Exercise:
Copy out the data below as written; omit any images.

------

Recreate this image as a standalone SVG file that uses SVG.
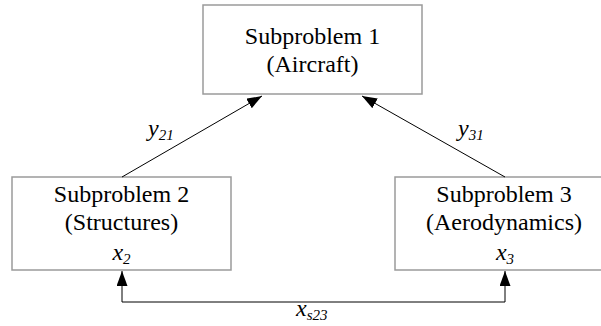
<svg xmlns="http://www.w3.org/2000/svg" width="601" height="326" viewBox="0 0 601 326">
<style>
.box{fill:#fff;stroke:#9a9a9a;stroke-width:1.5}
.t{font-family:"Liberation Serif","Times New Roman",serif;font-size:24px;fill:#000;text-anchor:middle}
.v{font-family:"Liberation Serif","Times New Roman",serif;font-size:24px;font-style:italic;fill:#000}
.s{font-size:15px}
.ln{fill:none;stroke:#000;stroke-width:1}
</style>
<defs>
<marker id="ah" viewBox="0 0 15 11" refX="15" refY="5.5" markerWidth="15" markerHeight="11" markerUnits="userSpaceOnUse" orient="auto-start-reverse">
<path d="M0,0 L15,5.5 L0,11 z" fill="#000"/>
</marker>
</defs>
<g id="n1">
<rect class="box" x="203" y="5" width="219" height="89"/>
<text class="t" x="312.5" y="44">Subproblem 1</text>
<text class="t" x="312.5" y="72">(Aircraft)</text>
</g>
<g id="n2">
<rect class="box" x="12" y="177" width="219" height="93"/>
<text class="t" x="121.5" y="202">Subproblem 2</text>
<text class="t" x="121.5" y="230">(Structures)</text>
<text class="v" x="121.5" y="260" text-anchor="middle">x<tspan class="s" dy="4">2</tspan></text>
</g>
<g id="n3">
<rect class="box" x="395" y="177" width="219" height="93"/>
<text class="t" x="504" y="202">Subproblem 3</text>
<text class="t" x="504" y="230">(Aerodynamics)</text>
<text class="v" x="505" y="260" text-anchor="middle">x<tspan class="s" dy="4">3</tspan></text>
</g>
<g id="edges">
<line class="ln" x1="122" y1="177" x2="262" y2="96" marker-end="url(#ah)"/>
<line class="ln" x1="505" y1="177" x2="362" y2="96" marker-end="url(#ah)"/>
<path class="ln" d="M122,271 L122,302 L505,302 L505,271" marker-start="url(#ah)" marker-end="url(#ah)"/>
<text class="v" x="148" y="136">y<tspan class="s" dy="4">21</tspan></text>
<text class="v" x="458" y="136">y<tspan class="s" dy="4">31</tspan></text>
<text class="v" x="296" y="316">x<tspan class="s" dy="4">s23</tspan></text>
</g>
</svg>
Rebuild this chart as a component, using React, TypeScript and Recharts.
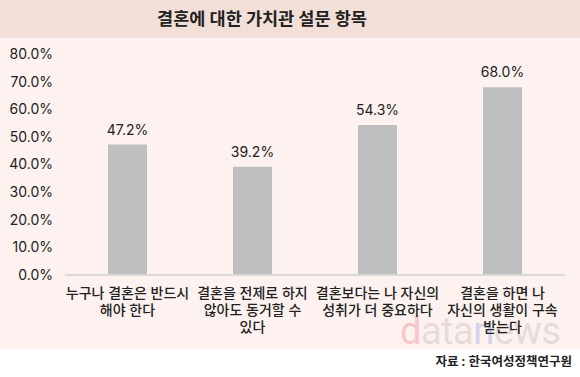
import { BarChart, Bar, XAxis, YAxis, LabelList } from "recharts";

const categories = [
  "누구나 결혼은 반드시\n해야 한다",
  "결혼을 전제로 하지\n않아도 동거할 수\n있다",
  "결혼보다는 나 자신의\n성취가 더 중요하다",
  "결혼을 하면 나\n자신의 생활이 구속\n받는다",
];
const values = [47.2, 39.2, 54.3, 68.0];
const yTicks = [0, 10, 20, 30, 40, 50, 60, 70, 80];

const data = categories.map((name, i) => ({ name, value: values[i] }));

const FONT = "Inter, 'Noto Sans CJK KR', sans-serif";

const CategoryTick = ({ x, y, payload }: any) => {
  const lines = String(payload.value).split("\n");
  return (
    <text
      x={x}
      y={y}
      textAnchor="middle"
      fontSize={14}
      fontWeight={500}
      fill="#222"
      fontFamily={FONT}
    >
      {lines.map((line, i) => (
        <tspan key={i} x={x} dy={i === 0 ? 15 : 17}>
          {line}
        </tspan>
      ))}
    </text>
  );
};

const App = () => {
  return (
    <div
      style={{
        position: "absolute",
        left: 0,
        top: 0,
        width: 580,
        height: 377,
        background: "#ffffff",
        fontFamily: FONT,
        overflow: "hidden",
      }}
    >
      <div
        style={{
          position: "relative",
          height: 38,
          background: "#f2dfd8",
        }}
      >
        <div
          style={{
            position: "absolute",
            left: 0,
            width: 524,
            top: 0,
            color: "#222",
            fontSize: 17.5,
            fontWeight: 700,
            textAlign: "center",
            lineHeight: "38px",
          }}
        >
          결혼에 대한 가치관 설문 항목
        </div>
      </div>
      <div
        style={{
          position: "absolute",
          top: 38,
          left: 0,
          width: 580,
          height: 311,
          background: "#fdf2f0",
        }}
      >
        <div
          style={{
            position: "absolute",
            left: 400,
            top: 271,
            fontSize: 38,
            lineHeight: "44px",
            fontFamily: "Roboto, sans-serif",
            opacity: 0.2,
            letterSpacing: -0.5,
          }}
        >
          <span style={{ color: "#e02020" }}>d</span>
          <span style={{ color: "#888" }}>ata</span>
          <span style={{ color: "#2060e0" }}>n</span>
          <span style={{ color: "#888" }}>ews</span>
        </div>
        <div style={{ position: "absolute", left: 0, top: 0 }}>
          <BarChart
            width={580}
            height={311}
            data={data}
            margin={{ top: 16, right: 15, bottom: 0, left: 0 }}
          >
            <XAxis
              dataKey="name"
              height={74}
              tickLine={false}
              axisLine={{ stroke: "#d9d9d9", strokeWidth: 2 }}
              tick={<CategoryTick />}
              interval={0}
            />
            <YAxis
              width={65}
              domain={[0, 80]}
              ticks={yTicks}
              axisLine={false}
              tickLine={false}
              tickSize={0}
              tickMargin={12}
              tickFormatter={(v: number) => `${v.toFixed(1)}%`}
              tick={{ fontSize: 14, fill: "#222", fontFamily: FONT }}
            />
            <Bar dataKey="value" fill="#bfbfbf" barSize={39} isAnimationActive={false}>
              <LabelList
                dataKey="value"
                position="top"
                offset={10}
                formatter={(v: any) => `${Number(v).toFixed(1)}%`}
                style={{ fontSize: 14, fill: "#222", fontFamily: FONT }}
              />
            </Bar>
          </BarChart>
        </div>
      </div>
      <div
        style={{
          position: "absolute",
          right: 8,
          top: 351,
          fontSize: 12.5,
          fontWeight: 700,
          color: "#222",
        }}
      >
        자료 : 한국여성정책연구원
      </div>
    </div>
  );
};

export default App;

------

Result:
Recreate this image as a standalone SVG file that uses SVG.
<svg xmlns="http://www.w3.org/2000/svg" width="601" height="326" viewBox="0 0 601 326">
<style>
.box{fill:#fff;stroke:#9a9a9a;stroke-width:1.5}
.t{font-family:"Liberation Serif","Times New Roman",serif;font-size:24px;fill:#000;text-anchor:middle}
.v{font-family:"Liberation Serif","Times New Roman",serif;font-size:24px;font-style:italic;fill:#000}
.s{font-size:15px}
.ln{fill:none;stroke:#000;stroke-width:1}
</style>
<defs>
<marker id="ah" viewBox="0 0 15 11" refX="15" refY="5.5" markerWidth="15" markerHeight="11" markerUnits="userSpaceOnUse" orient="auto-start-reverse">
<path d="M0,0 L15,5.5 L0,11 z" fill="#000"/>
</marker>
</defs>
<g id="n1">
<rect class="box" x="203" y="5" width="219" height="89"/>
<text class="t" x="312.5" y="44">Subproblem 1</text>
<text class="t" x="312.5" y="72">(Aircraft)</text>
</g>
<g id="n2">
<rect class="box" x="12" y="177" width="219" height="93"/>
<text class="t" x="121.5" y="202">Subproblem 2</text>
<text class="t" x="121.5" y="230">(Structures)</text>
<text class="v" x="121.5" y="260" text-anchor="middle">x<tspan class="s" dy="4">2</tspan></text>
</g>
<g id="n3">
<rect class="box" x="395" y="177" width="219" height="93"/>
<text class="t" x="504" y="202">Subproblem 3</text>
<text class="t" x="504" y="230">(Aerodynamics)</text>
<text class="v" x="505" y="260" text-anchor="middle">x<tspan class="s" dy="4">3</tspan></text>
</g>
<g id="edges">
<line class="ln" x1="122" y1="177" x2="262" y2="96" marker-end="url(#ah)"/>
<line class="ln" x1="505" y1="177" x2="362" y2="96" marker-end="url(#ah)"/>
<path class="ln" d="M122,271 L122,302 L505,302 L505,271" marker-start="url(#ah)" marker-end="url(#ah)"/>
<text class="v" x="148" y="136">y<tspan class="s" dy="4">21</tspan></text>
<text class="v" x="458" y="136">y<tspan class="s" dy="4">31</tspan></text>
<text class="v" x="296" y="316">x<tspan class="s" dy="4">s23</tspan></text>
</g>
</svg>
Rebuild this chart as a component, using React, TypeScript and Recharts.
import { BarChart, Bar, XAxis, YAxis, LabelList } from "recharts";

const categories = [
  "누구나 결혼은 반드시\n해야 한다",
  "결혼을 전제로 하지\n않아도 동거할 수\n있다",
  "결혼보다는 나 자신의\n성취가 더 중요하다",
  "결혼을 하면 나\n자신의 생활이 구속\n받는다",
];
const values = [47.2, 39.2, 54.3, 68.0];
const yTicks = [0, 10, 20, 30, 40, 50, 60, 70, 80];

const data = categories.map((name, i) => ({ name, value: values[i] }));

const FONT = "Inter, 'Noto Sans CJK KR', sans-serif";

const CategoryTick = ({ x, y, payload }: any) => {
  const lines = String(payload.value).split("\n");
  return (
    <text
      x={x}
      y={y}
      textAnchor="middle"
      fontSize={14}
      fontWeight={500}
      fill="#222"
      fontFamily={FONT}
    >
      {lines.map((line, i) => (
        <tspan key={i} x={x} dy={i === 0 ? 15 : 17}>
          {line}
        </tspan>
      ))}
    </text>
  );
};

const App = () => {
  return (
    <div
      style={{
        position: "absolute",
        left: 0,
        top: 0,
        width: 580,
        height: 377,
        background: "#ffffff",
        fontFamily: FONT,
        overflow: "hidden",
      }}
    >
      <div
        style={{
          position: "relative",
          height: 38,
          background: "#f2dfd8",
        }}
      >
        <div
          style={{
            position: "absolute",
            left: 0,
            width: 524,
            top: 0,
            color: "#222",
            fontSize: 17.5,
            fontWeight: 700,
            textAlign: "center",
            lineHeight: "38px",
          }}
        >
          결혼에 대한 가치관 설문 항목
        </div>
      </div>
      <div
        style={{
          position: "absolute",
          top: 38,
          left: 0,
          width: 580,
          height: 311,
          background: "#fdf2f0",
        }}
      >
        <div
          style={{
            position: "absolute",
            left: 400,
            top: 271,
            fontSize: 38,
            lineHeight: "44px",
            fontFamily: "Roboto, sans-serif",
            opacity: 0.2,
            letterSpacing: -0.5,
          }}
        >
          <span style={{ color: "#e02020" }}>d</span>
          <span style={{ color: "#888" }}>ata</span>
          <span style={{ color: "#2060e0" }}>n</span>
          <span style={{ color: "#888" }}>ews</span>
        </div>
        <div style={{ position: "absolute", left: 0, top: 0 }}>
          <BarChart
            width={580}
            height={311}
            data={data}
            margin={{ top: 16, right: 15, bottom: 0, left: 0 }}
          >
            <XAxis
              dataKey="name"
              height={74}
              tickLine={false}
              axisLine={{ stroke: "#d9d9d9", strokeWidth: 2 }}
              tick={<CategoryTick />}
              interval={0}
            />
            <YAxis
              width={65}
              domain={[0, 80]}
              ticks={yTicks}
              axisLine={false}
              tickLine={false}
              tickSize={0}
              tickMargin={12}
              tickFormatter={(v: number) => `${v.toFixed(1)}%`}
              tick={{ fontSize: 14, fill: "#222", fontFamily: FONT }}
            />
            <Bar dataKey="value" fill="#bfbfbf" barSize={39} isAnimationActive={false}>
              <LabelList
                dataKey="value"
                position="top"
                offset={10}
                formatter={(v: any) => `${Number(v).toFixed(1)}%`}
                style={{ fontSize: 14, fill: "#222", fontFamily: FONT }}
              />
            </Bar>
          </BarChart>
        </div>
      </div>
      <div
        style={{
          position: "absolute",
          right: 8,
          top: 351,
          fontSize: 12.5,
          fontWeight: 700,
          color: "#222",
        }}
      >
        자료 : 한국여성정책연구원
      </div>
    </div>
  );
};

export default App;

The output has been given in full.